Endless Sun-Days
The Psychological Isolation Of Xevi Solà.
AT THE CENTER of Xevi Solà’s paintings is a familiar summer scene - and an unfamiliar sense of unease. A swimming pool glimmers in the sun, bodies linger at its edge, and time appears to stall. In Endless Sun-days, Solà’s first solo exhibition in New York, debuting at Opera Gallery this February, the Spanish artist presents scenes of leisure that unfold into subtle emotional dramas, charged with introspection beneath their luminous surfaces.
Comprising fifteen new paintings, the exhibition places viewers in settings that feel instantly familiar: young people sunbathing beside a pool, lingering over brunch in a garden, or reclining in moments of shared idleness. Yet these scenes resist the comfort typically associated with leisure. Rather than offering uncomplicated pleasure, Solà’s work reveals a more complex emotional terrain, where brightness and beauty coexist with unease and restraint. His figures appear paused in time, as if caught mid-thought, their emotions simmering just beneath the surface.
Solà draws from an eclectic range of visual sources, including fashion photography, mugshots, and Hollywood cinema. These references influence portraits that feel at once staged and deeply human. “If I had to define this series,” Solà explains, “I would say it’s a kind of collective psychological portrait. These figures are trying to relax in a bright and colorful environment, but grey clouds lurk behind their sunglasses.” Each painting functions as an invitation, prompting the viewer to imagine what preceded the scene and what might follow once the stillness breaks.
A key work in the exhibition, Dimanche 1 (2025), encapsulates the emotional register of the series. Four young figures lounge beside a sunlit swimming pool, their feet immersed in the water. Although they share the same physical space, each appears psychologically isolated, absorbed in private thought. There is no overt interaction or dramatic gesture - only a silence weighted with implication. Time seems suspended, as if the scene were held between breaths. The painting subtly nods to David Hockney’s iconic swimming pool imagery, with its clarity of light and emphasis on leisure. Yet where Hockney often celebrated openness and pleasure, Solà introduces ambiguity, allowing introspection and doubt to permeate the brightness of the setting.

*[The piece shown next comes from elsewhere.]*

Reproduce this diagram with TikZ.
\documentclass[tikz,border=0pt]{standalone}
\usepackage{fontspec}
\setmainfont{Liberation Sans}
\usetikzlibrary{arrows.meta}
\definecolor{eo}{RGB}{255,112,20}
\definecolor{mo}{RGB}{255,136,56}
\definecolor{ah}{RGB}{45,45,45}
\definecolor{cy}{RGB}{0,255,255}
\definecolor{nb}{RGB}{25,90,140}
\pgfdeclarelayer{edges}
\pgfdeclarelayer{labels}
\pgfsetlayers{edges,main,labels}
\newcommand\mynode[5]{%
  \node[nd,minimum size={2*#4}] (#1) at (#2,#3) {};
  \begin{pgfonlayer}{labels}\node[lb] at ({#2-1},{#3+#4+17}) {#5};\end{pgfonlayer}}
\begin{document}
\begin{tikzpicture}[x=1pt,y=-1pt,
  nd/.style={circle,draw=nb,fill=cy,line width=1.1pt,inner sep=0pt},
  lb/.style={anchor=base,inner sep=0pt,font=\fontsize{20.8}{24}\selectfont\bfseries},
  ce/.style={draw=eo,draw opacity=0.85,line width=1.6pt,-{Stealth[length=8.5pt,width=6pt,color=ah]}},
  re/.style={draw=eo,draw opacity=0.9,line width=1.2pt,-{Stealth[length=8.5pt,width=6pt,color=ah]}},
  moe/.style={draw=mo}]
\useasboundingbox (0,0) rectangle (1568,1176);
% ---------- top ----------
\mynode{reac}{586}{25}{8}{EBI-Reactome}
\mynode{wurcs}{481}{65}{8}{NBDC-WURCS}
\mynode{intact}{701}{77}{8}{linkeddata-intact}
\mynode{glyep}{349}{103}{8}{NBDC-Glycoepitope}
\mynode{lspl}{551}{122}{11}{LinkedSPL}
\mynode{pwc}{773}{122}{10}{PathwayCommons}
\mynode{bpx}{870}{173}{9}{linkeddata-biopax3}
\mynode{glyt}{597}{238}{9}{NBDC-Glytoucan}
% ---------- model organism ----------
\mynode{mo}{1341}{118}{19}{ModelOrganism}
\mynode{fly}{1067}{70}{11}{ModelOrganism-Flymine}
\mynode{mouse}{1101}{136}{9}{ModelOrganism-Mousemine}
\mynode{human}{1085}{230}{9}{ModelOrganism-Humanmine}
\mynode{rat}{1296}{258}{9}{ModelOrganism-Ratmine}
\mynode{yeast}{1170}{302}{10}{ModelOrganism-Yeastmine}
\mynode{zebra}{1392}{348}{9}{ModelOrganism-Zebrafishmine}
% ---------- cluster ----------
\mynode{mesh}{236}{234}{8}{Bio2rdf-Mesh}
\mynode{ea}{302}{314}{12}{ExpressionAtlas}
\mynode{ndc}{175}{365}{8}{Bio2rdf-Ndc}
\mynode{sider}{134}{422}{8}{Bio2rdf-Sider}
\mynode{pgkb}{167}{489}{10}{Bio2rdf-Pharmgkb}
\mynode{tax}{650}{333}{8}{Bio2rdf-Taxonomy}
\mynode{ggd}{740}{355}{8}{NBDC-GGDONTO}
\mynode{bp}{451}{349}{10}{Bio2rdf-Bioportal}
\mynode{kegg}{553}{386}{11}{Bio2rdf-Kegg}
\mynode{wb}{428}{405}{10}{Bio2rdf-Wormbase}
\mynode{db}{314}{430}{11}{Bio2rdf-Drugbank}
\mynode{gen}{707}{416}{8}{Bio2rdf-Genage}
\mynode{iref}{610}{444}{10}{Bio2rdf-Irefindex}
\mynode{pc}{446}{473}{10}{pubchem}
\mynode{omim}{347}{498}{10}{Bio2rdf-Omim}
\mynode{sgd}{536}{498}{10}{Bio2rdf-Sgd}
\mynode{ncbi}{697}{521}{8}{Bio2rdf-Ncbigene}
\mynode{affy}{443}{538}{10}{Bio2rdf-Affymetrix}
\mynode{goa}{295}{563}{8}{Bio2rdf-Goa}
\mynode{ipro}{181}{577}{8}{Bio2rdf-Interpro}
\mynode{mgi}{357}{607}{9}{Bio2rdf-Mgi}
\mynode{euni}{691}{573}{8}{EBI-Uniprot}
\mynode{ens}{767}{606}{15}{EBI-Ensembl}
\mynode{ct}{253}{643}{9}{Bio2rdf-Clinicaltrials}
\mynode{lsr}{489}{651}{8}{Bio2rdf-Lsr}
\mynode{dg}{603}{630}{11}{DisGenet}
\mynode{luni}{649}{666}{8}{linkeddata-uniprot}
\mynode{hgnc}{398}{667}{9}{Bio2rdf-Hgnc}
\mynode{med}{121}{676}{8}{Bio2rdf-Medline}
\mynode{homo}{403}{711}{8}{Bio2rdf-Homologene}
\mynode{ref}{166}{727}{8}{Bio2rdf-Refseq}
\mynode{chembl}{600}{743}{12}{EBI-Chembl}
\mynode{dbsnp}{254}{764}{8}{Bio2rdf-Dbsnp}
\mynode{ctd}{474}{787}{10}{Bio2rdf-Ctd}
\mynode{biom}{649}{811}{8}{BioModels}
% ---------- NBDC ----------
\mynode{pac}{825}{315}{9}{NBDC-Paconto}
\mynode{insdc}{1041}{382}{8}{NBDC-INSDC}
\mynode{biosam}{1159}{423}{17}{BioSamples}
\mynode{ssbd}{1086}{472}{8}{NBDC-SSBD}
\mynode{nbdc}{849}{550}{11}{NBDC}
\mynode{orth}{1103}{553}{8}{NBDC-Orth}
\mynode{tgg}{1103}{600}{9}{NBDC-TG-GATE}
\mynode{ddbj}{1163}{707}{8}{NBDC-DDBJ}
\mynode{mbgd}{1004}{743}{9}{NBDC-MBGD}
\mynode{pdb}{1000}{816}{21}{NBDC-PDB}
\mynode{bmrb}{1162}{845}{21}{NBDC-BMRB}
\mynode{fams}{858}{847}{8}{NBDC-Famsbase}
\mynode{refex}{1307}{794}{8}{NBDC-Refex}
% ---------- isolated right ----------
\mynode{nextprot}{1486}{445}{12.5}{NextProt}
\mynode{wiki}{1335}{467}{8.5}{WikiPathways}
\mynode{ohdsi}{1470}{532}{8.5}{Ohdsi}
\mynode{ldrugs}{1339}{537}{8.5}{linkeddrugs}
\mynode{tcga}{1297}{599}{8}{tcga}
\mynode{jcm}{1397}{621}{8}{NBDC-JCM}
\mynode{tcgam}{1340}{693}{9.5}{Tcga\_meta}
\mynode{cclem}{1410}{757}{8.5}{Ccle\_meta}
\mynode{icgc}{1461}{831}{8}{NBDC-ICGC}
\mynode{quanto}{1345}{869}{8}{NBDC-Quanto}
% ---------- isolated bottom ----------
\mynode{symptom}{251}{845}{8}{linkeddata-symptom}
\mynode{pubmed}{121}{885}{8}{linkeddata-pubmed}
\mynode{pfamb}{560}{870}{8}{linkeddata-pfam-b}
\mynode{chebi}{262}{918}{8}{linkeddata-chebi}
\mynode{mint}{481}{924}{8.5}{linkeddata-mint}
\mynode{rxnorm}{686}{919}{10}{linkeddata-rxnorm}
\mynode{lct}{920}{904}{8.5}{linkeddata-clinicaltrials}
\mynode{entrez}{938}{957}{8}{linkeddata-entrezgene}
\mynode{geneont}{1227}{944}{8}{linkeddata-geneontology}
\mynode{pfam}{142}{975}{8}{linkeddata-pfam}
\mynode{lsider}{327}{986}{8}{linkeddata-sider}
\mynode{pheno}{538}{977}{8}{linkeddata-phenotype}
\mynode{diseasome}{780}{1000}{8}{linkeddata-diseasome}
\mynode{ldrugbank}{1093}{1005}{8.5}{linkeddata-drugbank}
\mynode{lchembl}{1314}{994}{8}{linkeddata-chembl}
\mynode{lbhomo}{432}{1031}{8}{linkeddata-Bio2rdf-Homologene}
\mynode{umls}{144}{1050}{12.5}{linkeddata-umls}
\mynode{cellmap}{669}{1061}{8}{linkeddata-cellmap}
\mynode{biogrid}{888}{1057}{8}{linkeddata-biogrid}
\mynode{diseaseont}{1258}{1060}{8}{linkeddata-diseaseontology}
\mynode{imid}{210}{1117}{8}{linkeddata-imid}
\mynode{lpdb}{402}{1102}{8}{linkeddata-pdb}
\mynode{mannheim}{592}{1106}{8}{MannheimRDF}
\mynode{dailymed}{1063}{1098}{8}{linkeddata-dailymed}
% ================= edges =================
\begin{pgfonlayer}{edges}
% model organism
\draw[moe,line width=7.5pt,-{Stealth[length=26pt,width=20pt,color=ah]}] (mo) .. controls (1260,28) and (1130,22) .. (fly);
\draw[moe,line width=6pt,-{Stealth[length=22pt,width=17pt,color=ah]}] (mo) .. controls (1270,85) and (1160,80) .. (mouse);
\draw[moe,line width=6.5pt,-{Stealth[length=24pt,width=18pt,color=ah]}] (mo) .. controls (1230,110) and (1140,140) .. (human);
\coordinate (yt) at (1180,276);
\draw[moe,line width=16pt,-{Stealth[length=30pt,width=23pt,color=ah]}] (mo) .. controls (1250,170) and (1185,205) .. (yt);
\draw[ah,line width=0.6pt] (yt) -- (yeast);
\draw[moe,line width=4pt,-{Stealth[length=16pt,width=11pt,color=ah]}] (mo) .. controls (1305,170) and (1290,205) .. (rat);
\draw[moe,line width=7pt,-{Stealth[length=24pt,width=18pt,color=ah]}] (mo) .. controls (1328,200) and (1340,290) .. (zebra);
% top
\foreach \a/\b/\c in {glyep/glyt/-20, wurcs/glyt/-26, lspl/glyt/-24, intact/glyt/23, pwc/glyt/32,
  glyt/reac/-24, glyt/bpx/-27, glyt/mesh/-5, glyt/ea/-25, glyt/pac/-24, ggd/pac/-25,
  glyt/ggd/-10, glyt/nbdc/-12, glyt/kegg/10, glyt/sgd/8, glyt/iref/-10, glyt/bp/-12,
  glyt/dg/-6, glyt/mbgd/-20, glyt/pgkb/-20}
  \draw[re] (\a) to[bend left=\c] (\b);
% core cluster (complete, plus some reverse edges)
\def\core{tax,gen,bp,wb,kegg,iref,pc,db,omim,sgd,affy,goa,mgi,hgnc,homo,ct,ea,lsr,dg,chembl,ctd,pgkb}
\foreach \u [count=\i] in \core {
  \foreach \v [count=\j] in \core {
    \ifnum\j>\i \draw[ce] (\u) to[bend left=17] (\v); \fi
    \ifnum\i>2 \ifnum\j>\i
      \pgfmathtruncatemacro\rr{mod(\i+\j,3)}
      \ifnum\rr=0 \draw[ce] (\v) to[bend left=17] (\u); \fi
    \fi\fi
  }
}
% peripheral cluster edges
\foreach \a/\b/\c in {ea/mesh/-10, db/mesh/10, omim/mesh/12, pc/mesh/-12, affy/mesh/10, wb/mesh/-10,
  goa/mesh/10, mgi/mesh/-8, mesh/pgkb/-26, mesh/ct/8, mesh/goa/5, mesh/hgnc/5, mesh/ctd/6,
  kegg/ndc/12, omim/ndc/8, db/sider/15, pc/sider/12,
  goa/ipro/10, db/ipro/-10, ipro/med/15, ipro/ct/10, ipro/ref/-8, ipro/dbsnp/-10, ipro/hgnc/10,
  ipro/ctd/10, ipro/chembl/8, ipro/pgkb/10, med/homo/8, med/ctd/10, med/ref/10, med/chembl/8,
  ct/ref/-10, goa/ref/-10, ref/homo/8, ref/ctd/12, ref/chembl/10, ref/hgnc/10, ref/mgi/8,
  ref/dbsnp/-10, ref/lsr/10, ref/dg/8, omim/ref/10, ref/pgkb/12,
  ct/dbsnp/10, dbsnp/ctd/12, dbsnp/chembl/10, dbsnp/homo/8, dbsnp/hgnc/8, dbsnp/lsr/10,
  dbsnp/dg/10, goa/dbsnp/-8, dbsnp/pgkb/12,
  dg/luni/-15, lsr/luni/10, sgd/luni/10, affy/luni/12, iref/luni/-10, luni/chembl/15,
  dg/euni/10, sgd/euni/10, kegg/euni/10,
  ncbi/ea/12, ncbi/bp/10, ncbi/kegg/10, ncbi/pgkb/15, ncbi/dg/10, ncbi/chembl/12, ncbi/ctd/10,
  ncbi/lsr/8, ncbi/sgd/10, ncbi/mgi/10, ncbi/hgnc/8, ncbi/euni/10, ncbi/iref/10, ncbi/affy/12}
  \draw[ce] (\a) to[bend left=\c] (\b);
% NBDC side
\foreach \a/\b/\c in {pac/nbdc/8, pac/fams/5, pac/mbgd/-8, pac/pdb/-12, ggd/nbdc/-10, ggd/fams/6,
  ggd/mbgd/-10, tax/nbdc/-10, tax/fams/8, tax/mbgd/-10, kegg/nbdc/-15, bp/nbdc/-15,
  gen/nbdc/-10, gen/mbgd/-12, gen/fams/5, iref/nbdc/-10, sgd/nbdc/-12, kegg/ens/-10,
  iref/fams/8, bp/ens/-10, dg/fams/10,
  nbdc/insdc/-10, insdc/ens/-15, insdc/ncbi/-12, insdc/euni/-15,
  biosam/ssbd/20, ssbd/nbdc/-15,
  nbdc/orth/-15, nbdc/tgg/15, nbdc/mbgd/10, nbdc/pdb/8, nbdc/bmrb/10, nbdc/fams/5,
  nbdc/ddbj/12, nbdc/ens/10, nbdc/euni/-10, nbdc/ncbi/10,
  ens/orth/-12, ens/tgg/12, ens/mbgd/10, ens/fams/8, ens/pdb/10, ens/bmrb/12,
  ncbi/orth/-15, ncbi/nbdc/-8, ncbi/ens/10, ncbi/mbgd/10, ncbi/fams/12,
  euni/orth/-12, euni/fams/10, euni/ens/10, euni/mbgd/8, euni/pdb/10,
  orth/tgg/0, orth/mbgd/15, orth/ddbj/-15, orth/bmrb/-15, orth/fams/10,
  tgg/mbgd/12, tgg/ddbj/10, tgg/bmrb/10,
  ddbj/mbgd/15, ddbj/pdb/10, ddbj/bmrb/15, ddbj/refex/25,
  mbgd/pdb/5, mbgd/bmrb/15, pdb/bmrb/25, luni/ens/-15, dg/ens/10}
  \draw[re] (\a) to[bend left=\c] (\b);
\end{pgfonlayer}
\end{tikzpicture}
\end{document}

Cinematic references play a central role in shaping this atmosphere. Solà’s work echoes the glamour and tension of 1970s Hollywood and European cinema, particularly Jacques Deray’s La Piscine (1969), in which sun-drenched luxury becomes the backdrop for jealousy, desire, and emotional volatility. Similarly, Solà’s pools and gardens are not neutral spaces; they operate as stages for unspoken inner conflicts. His paintings also recall the poolside photographs of Slim Aarons, which crystallised an idealised vision of affluent leisure. Where Aarons emphasised spectacle and elegance, however, Solà turns inward, using comparable settings to explore vulnerability and self-awareness.
The artist describes the series as a “collective psychological portrait,” a phrase that captures both its cohesion and its openness. Rather than resolving the emotional tensions he introduces, Solà allows them to remain unresolved. This ambiguity is central to the work’s impact, reflecting the contradictions of contemporary life, in which comfort and anxiety often exist side by side.
This sensibility is closely tied to Solà’s biography. Born in Santa Coloma de Farners, Spain, in 1969, he grew up as a self-described homebody, absorbing landscapes largely through cinema rather than direct experience. Films shaped his visual imagination so profoundly that the settings in his paintings often feel more American than Mediterranean. This mediated relationship to place lends his work a slightly unreal quality, as though the scenes exist somewhere between memory, fantasy, and film stills. Solà studied at the Faculty of Fine Arts at the University of Barcelona, graduating in 2007, and now lives and works in Girona, carrying with him a visual language formed as much by screens as by lived experience.
His working process is intuitive and deliberately restrained. Before committing to canvas, Solà produces numerous small drawings, often executed in a single, continuous stroke. These sketches capture fleeting impressions - poses, expressions, compositional rhythms - that he later translates into paint. By working quickly and resisting overworking the surface, he preserves a sense of immediacy and spontaneity. This approach aligns him with figurative painters such as Alice Neel, Lucian Freud, Alex Katz, Chantal Joffe, and Elizabeth Peyton, artists known for distilling emotional essence rather than pursuing photographic precision.